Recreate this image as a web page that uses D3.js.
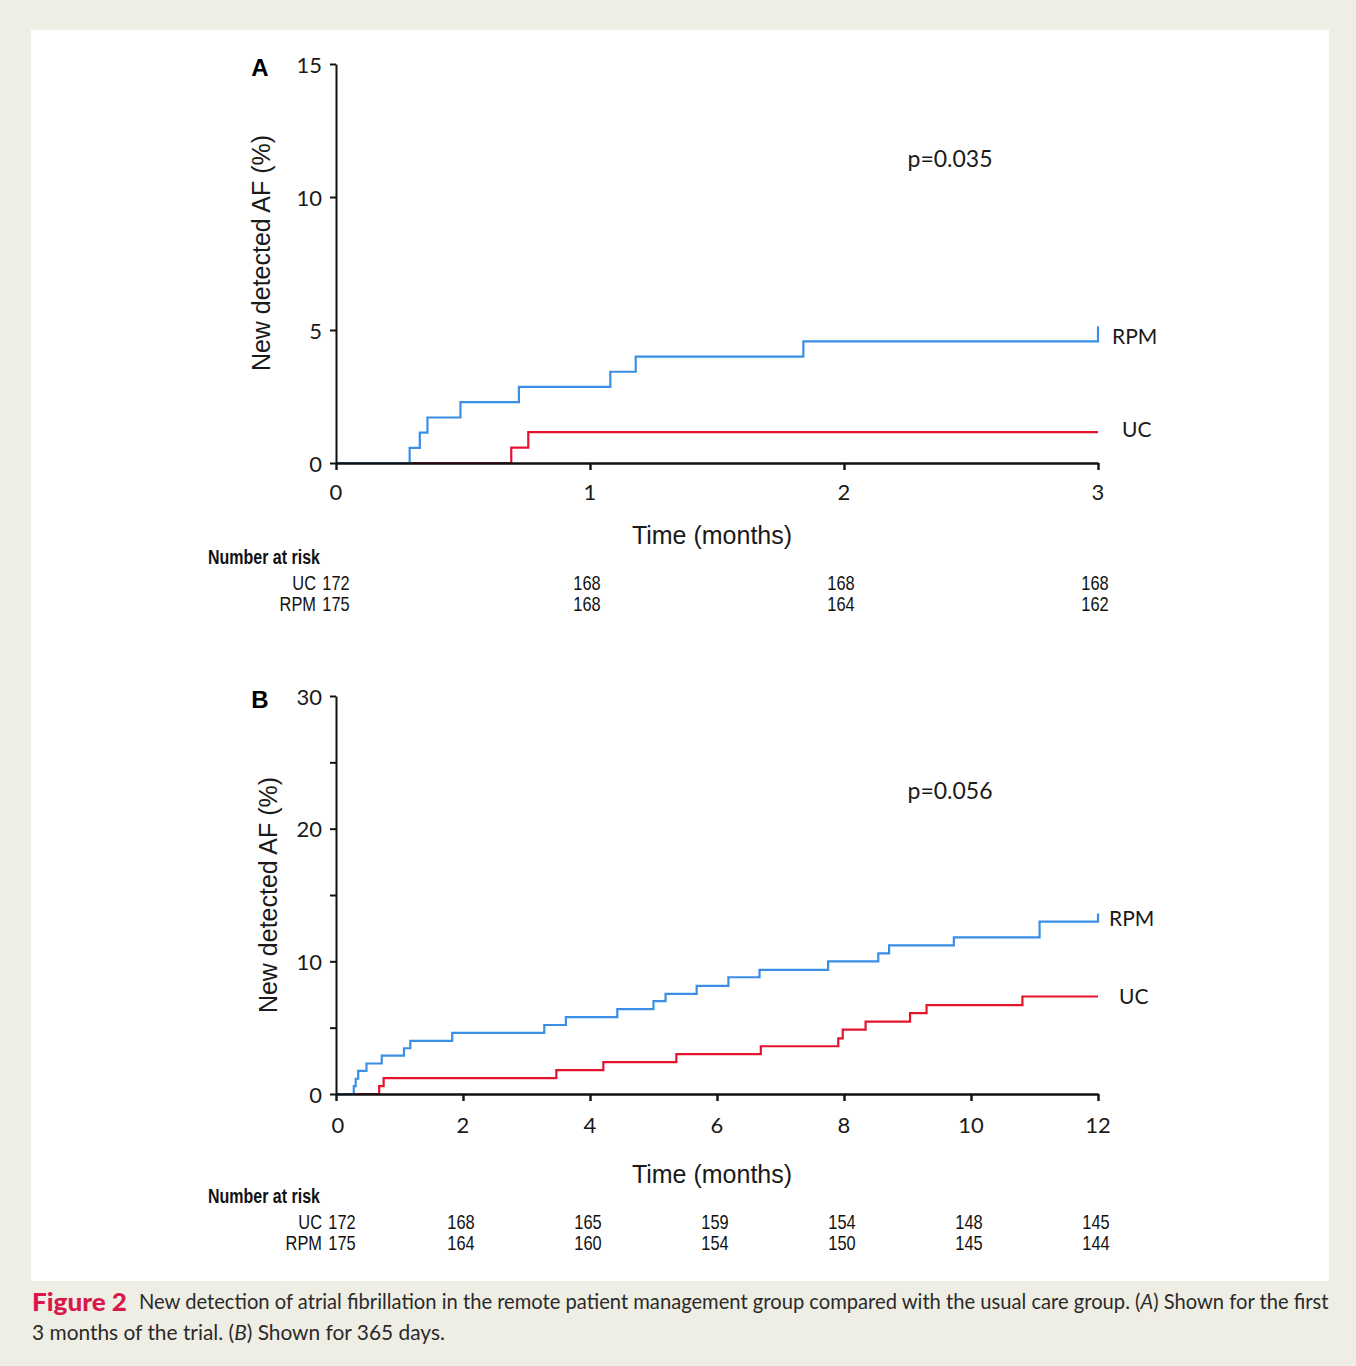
<!DOCTYPE html>
<html>
<head>
<meta charset="utf-8">
<script src="https://cdn.jsdelivr.net/npm/d3@7"></script>
<style>
  body { margin: 0; background: #efeee4; }
</style>
</head>
<body>
<div id="chart"></div>
<script>
//panel A data (first 3 months)
var aRpmTimes = [0, 0.29, 0.33, 0.36, 0.49, 0.72, 1.08, 1.18, 1.84, 3];
var aRpmPct = [0, 0.57, 1.14, 1.71, 2.29, 2.86, 3.43, 4.0, 4.57, 5.14];
var aUcTimes = [0, 0.69, 0.757, 3];
var aUcPct = [0, 0.58, 1.16, 1.16];

//panel B data (365 days)
var bRpmTimes = [0, 0.28, 0.31, 0.35, 0.48, 0.72, 1.07, 1.17, 1.83, 3.28, 3.62, 4.43, 5.0, 5.19, 5.68, 6.18, 6.67, 7.75, 8.54, 8.71, 9.73, 11.08, 12];
var bRpmPct = [0, 0.6, 1.15, 1.75, 2.3, 2.9, 3.45, 4.0, 4.6, 5.2, 5.8, 6.4, 7.0, 7.55, 8.15, 8.8, 9.35, 10.0, 10.6, 11.2, 11.8, 13.0, 13.6];
var bUcTimes = [0, 0.68, 0.75, 3.47, 4.21, 5.36, 6.69, 7.91, 7.98, 8.34, 9.04, 9.3, 10.81, 12];
var bUcPct = [0, 0.6, 1.2, 1.8, 2.4, 3.0, 3.6, 4.2, 4.85, 5.45, 6.1, 6.7, 7.35, 7.35];

//axis ticks
var aXTicks = [0, 1, 2, 3];
var aYTicks = [0, 5, 10, 15];
var aYLabels = [0, 5, 10, 15];
var bXTicks = [0, 2, 4, 6, 8, 10, 12];
var bYTicks = [0, 5, 10, 15, 20, 25, 30];
var bYLabels = [0, 10, 20, 30];

//number at risk tables
var aRiskTimes = [0, 1, 2, 3];
var aRiskUc = [172, 168, 168, 168];
var aRiskRpm = [175, 168, 164, 162];
var bRiskTimes = [0, 2, 4, 6, 8, 10, 12];
var bRiskUc = [172, 168, 165, 159, 154, 148, 145];
var bRiskRpm = [175, 164, 160, 154, 150, 145, 144];

var blue = "#3a8ee6";
var red = "#e5132e";
var numFont = "Lato, 'Open Sans', sans-serif";
var arialFont = "'Liberation Sans', Arial, sans-serif";
var narrowScale = 0.82;

var w = 1356;
var h = 1366;

var svg = d3
  .select("#chart")
  .append("svg")
  .attr("width", w)
  .attr("height", h);

//beige page and white figure box
svg.append("rect").attr("width", w).attr("height", h).attr("fill", "#efeee4");
svg
  .append("rect")
  .attr("x", 31)
  .attr("y", 30)
  .attr("width", 1298)
  .attr("height", 1251)
  .attr("fill", "#ffffff");

function zip(times, pct) {
  return times.map(function (t, i) {
    return { t: t, p: pct[i] };
  });
}

//condensed text (Arial Narrow look) made by squeezing Liberation Sans
function narrowText(parent, x, y, txt, anchor, bold) {
  parent
    .append("g")
    .attr("transform", "translate(" + x + "," + y + ") scale(" + narrowScale + ",1)")
    .append("text")
    .attr("text-anchor", anchor)
    .attr("dominant-baseline", "central")
    .style("font-family", arialFont)
    .style("font-size", bold ? "19.5px" : "20px")
    .style("font-weight", bold ? "bold" : "normal")
    .style("fill", "#111")
    .text(txt);
}

function drawPanel(cfg) {
  var g = svg.append("g");

  var xScale = d3.scaleLinear().domain(cfg.xDomain).range([336, 1098]);
  var yScale = d3.scaleLinear().domain(cfg.yDomain).range([cfg.y0, cfg.yTop]);

  var line = d3
    .line()
    .curve(d3.curveStepAfter)
    .x(function (d) {
      return xScale(d.t);
    })
    .y(function (d) {
      return yScale(d.p);
    });

  //step curves
  g.append("path")
    .attr("d", line(zip(cfg.ucTimes, cfg.ucPct)))
    .attr("fill", "none")
    .attr("stroke", red)
    .attr("stroke-width", 2.2);
  g.append("path")
    .attr("d", line(zip(cfg.rpmTimes, cfg.rpmPct)))
    .attr("fill", "none")
    .attr("stroke", blue)
    .attr("stroke-width", 2.2);

  //x axis
  var xAxis = d3
    .axisBottom(xScale)
    .tickValues(cfg.xTicks)
    .tickSize(7)
    .tickSizeOuter(0)
    .tickFormat("");
  var gx = g
    .append("g")
    .attr("transform", "translate(0," + cfg.y0 + ")")
    .call(xAxis);
  gx.selectAll("path, line").attr("stroke", "#111").attr("stroke-width", 2.4);

  //x tick labels
  g.selectAll(".xlab")
    .data(cfg.xTicks)
    .enter()
    .append("text")
    .attr("x", function (d, i) {
      return xScale(d) + (i === 0 ? cfg.zeroShift : 0);
    })
    .attr("y", cfg.y0 + cfg.xLabelGap)
    .attr("text-anchor", "middle")
    .attr("dominant-baseline", "central")
    .style("font-family", numFont)
    .style("font-size", "22px")
    .style("fill", "#1a1a1a")
    .text(function (d) {
      return d;
    });

  //y axis
  var yAxis = d3
    .axisLeft(yScale)
    .tickValues(cfg.yTicks)
    .tickSize(6)
    .tickSizeOuter(0)
    .tickFormat("");
  var gy = g.append("g").attr("transform", "translate(336,0)").call(yAxis);
  gy.selectAll("path, line").attr("stroke", "#111").attr("stroke-width", 2);

  g.selectAll(".ylab")
    .data(cfg.yLabels)
    .enter()
    .append("text")
    .attr("x", 322)
    .attr("y", function (d) {
      return yScale(d);
    })
    .attr("text-anchor", "end")
    .attr("dominant-baseline", "central")
    .style("font-family", numFont)
    .style("font-size", "22px")
    .style("fill", "#1a1a1a")
    .text(function (d) {
      return d;
    });

  //panel letter
  g.append("text")
    .attr("x", 260)
    .attr("y", cfg.yTop + 3)
    .attr("text-anchor", "middle")
    .attr("dominant-baseline", "central")
    .style("font-family", arialFont)
    .style("font-weight", "bold")
    .style("font-size", "24px")
    .text(cfg.letter);

  //y axis title
  g.append("text")
    .attr("transform", "translate(" + cfg.yTitleX + "," + cfg.yTitleY + ") rotate(-90)")
    .attr("text-anchor", "middle")
    .attr("dominant-baseline", "central")
    .style("font-family", arialFont)
    .style("font-size", "25px")
    .style("fill", "#1a1a1a")
    .text("New detected AF (%)");

  //x axis title
  g.append("text")
    .attr("x", 712)
    .attr("y", cfg.xTitleY)
    .attr("text-anchor", "middle")
    .attr("dominant-baseline", "central")
    .style("font-family", arialFont)
    .style("font-size", "25px")
    .style("fill", "#1a1a1a")
    .text("Time (months)");

  //p value
  g.append("text")
    .attr("x", 950)
    .attr("y", cfg.pY)
    .attr("text-anchor", "middle")
    .attr("dominant-baseline", "central")
    .style("font-family", numFont)
    .style("font-size", "23px")
    .style("fill", "#1a1a1a")
    .text(cfg.pText);

  //series labels
  g.append("text")
    .attr("x", cfg.rpmLabel[0])
    .attr("y", cfg.rpmLabel[1])
    .attr("dominant-baseline", "central")
    .style("font-family", numFont)
    .style("font-size", "21px")
    .style("fill", "#1a1a1a")
    .text("RPM");
  g.append("text")
    .attr("x", cfg.ucLabel[0])
    .attr("y", cfg.ucLabel[1])
    .attr("dominant-baseline", "central")
    .style("font-family", numFont)
    .style("font-size", "21px")
    .style("fill", "#1a1a1a")
    .text("UC");

  //number at risk table
  narrowText(g, 208, cfg.riskY, "Number at risk", "start", true);

  var rows = [
    { name: "UC", values: cfg.riskUc, y: cfg.riskY + 26 },
    { name: "RPM", values: cfg.riskRpm, y: cfg.riskY + 47 },
  ];
  rows.forEach(function (row) {
    narrowText(g, 316 + cfg.riskShift, row.y, row.name, "end", false);
    row.values.forEach(function (v, i) {
      var x = xScale(cfg.riskTimes[i]) + (i === 0 ? cfg.riskShift : cfg.riskNudge);
      narrowText(g, x, row.y, v, "middle", false);
    });
  });
}

drawPanel({
  letter: "A",
  xDomain: [0, 3],
  yDomain: [0, 15],
  y0: 463,
  yTop: 64,
  xTicks: aXTicks,
  yTicks: aYTicks,
  yLabels: aYLabels,
  zeroShift: 0,
  xLabelGap: 28,
  rpmTimes: aRpmTimes,
  rpmPct: aRpmPct,
  ucTimes: aUcTimes,
  ucPct: aUcPct,
  yTitleX: 261,
  yTitleY: 253,
  xTitleY: 535,
  pY: 158,
  pText: "p=0.035",
  rpmLabel: [1112, 335],
  ucLabel: [1122, 428],
  riskY: 557,
  riskTimes: aRiskTimes,
  riskUc: aRiskUc,
  riskRpm: aRiskRpm,
  riskShift: 0,
  riskNudge: -3,
});

drawPanel({
  letter: "B",
  xDomain: [0, 12],
  yDomain: [0, 30],
  y0: 1094,
  yTop: 696,
  xTicks: bXTicks,
  yTicks: bYTicks,
  yLabels: bYLabels,
  zeroShift: 2,
  xLabelGap: 30,
  rpmTimes: bRpmTimes,
  rpmPct: bRpmPct,
  ucTimes: bUcTimes,
  ucPct: bUcPct,
  yTitleX: 268,
  yTitleY: 895,
  xTitleY: 1174,
  pY: 790,
  pText: "p=0.056",
  rpmLabel: [1109, 917],
  ucLabel: [1119, 995],
  riskY: 1196,
  riskTimes: bRiskTimes,
  riskUc: bRiskUc,
  riskRpm: bRiskRpm,
  riskShift: 6,
  riskNudge: -2,
});

//figure caption: "Figure 2" in red, then the text squeezed to the original width
svg
  .append("text")
  .attr("x", 32)
  .attr("y", 1301)
  .attr("dominant-baseline", "central")
  .attr("textLength", 95)
  .attr("lengthAdjust", "spacingAndGlyphs")
  .style("font-family", numFont)
  .style("font-weight", "900")
  .style("font-size", "25px")
  .style("fill", "#d8174a")
  .text("Figure 2");

function captionLine(x, y, parts, target) {
  var grp = svg.append("g").attr("transform", "translate(" + x + "," + y + ")");
  var t = grp
    .append("text")
    .attr("dominant-baseline", "central")
    .style("font-family", numFont)
    .style("font-size", "21px")
    .style("fill", "#2a2a2a");
  parts.forEach(function (p) {
    t.append("tspan")
      .style("font-style", p.italic ? "italic" : "normal")
      .text(p.text);
  });
  var len = t.node().getComputedTextLength();
  var s = Math.min(1, target / len);
  grp.attr("transform", "translate(" + x + "," + y + ") scale(" + s + ",1)");
}

captionLine(
  139,
  1301,
  [
    { text: "New detection of atrial fibrillation in the remote patient management group compared with the usual care group. (" },
    { text: "A", italic: true },
    { text: ") Shown for the first" },
  ],
  1190
);
captionLine(
  32,
  1331,
  [
    { text: "3 months of the trial. (" },
    { text: "B", italic: true },
    { text: ") Shown for 365 days." },
  ],
  413
);
</script>
</body>
</html>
-- -- --
Set exercise: Give again, word for word, every line from the top of the data through the line with "var bRiskRpm = [175, 164, 160, 154, 150, 145, 144];", both ends included, and exclude the pictures.

Answer below:
Recreate this image as a web page that uses D3.js.
<!DOCTYPE html>
<html>
<head>
<meta charset="utf-8">
<script src="https://cdn.jsdelivr.net/npm/d3@7"></script>
<style>
  body { margin: 0; background: #efeee4; }
</style>
</head>
<body>
<div id="chart"></div>
<script>
//panel A data (first 3 months)
var aRpmTimes = [0, 0.29, 0.33, 0.36, 0.49, 0.72, 1.08, 1.18, 1.84, 3];
var aRpmPct = [0, 0.57, 1.14, 1.71, 2.29, 2.86, 3.43, 4.0, 4.57, 5.14];
var aUcTimes = [0, 0.69, 0.757, 3];
var aUcPct = [0, 0.58, 1.16, 1.16];

//panel B data (365 days)
var bRpmTimes = [0, 0.28, 0.31, 0.35, 0.48, 0.72, 1.07, 1.17, 1.83, 3.28, 3.62, 4.43, 5.0, 5.19, 5.68, 6.18, 6.67, 7.75, 8.54, 8.71, 9.73, 11.08, 12];
var bRpmPct = [0, 0.6, 1.15, 1.75, 2.3, 2.9, 3.45, 4.0, 4.6, 5.2, 5.8, 6.4, 7.0, 7.55, 8.15, 8.8, 9.35, 10.0, 10.6, 11.2, 11.8, 13.0, 13.6];
var bUcTimes = [0, 0.68, 0.75, 3.47, 4.21, 5.36, 6.69, 7.91, 7.98, 8.34, 9.04, 9.3, 10.81, 12];
var bUcPct = [0, 0.6, 1.2, 1.8, 2.4, 3.0, 3.6, 4.2, 4.85, 5.45, 6.1, 6.7, 7.35, 7.35];

//axis ticks
var aXTicks = [0, 1, 2, 3];
var aYTicks = [0, 5, 10, 15];
var aYLabels = [0, 5, 10, 15];
var bXTicks = [0, 2, 4, 6, 8, 10, 12];
var bYTicks = [0, 5, 10, 15, 20, 25, 30];
var bYLabels = [0, 10, 20, 30];

//number at risk tables
var aRiskTimes = [0, 1, 2, 3];
var aRiskUc = [172, 168, 168, 168];
var aRiskRpm = [175, 168, 164, 162];
var bRiskTimes = [0, 2, 4, 6, 8, 10, 12];
var bRiskUc = [172, 168, 165, 159, 154, 148, 145];
var bRiskRpm = [175, 164, 160, 154, 150, 145, 144];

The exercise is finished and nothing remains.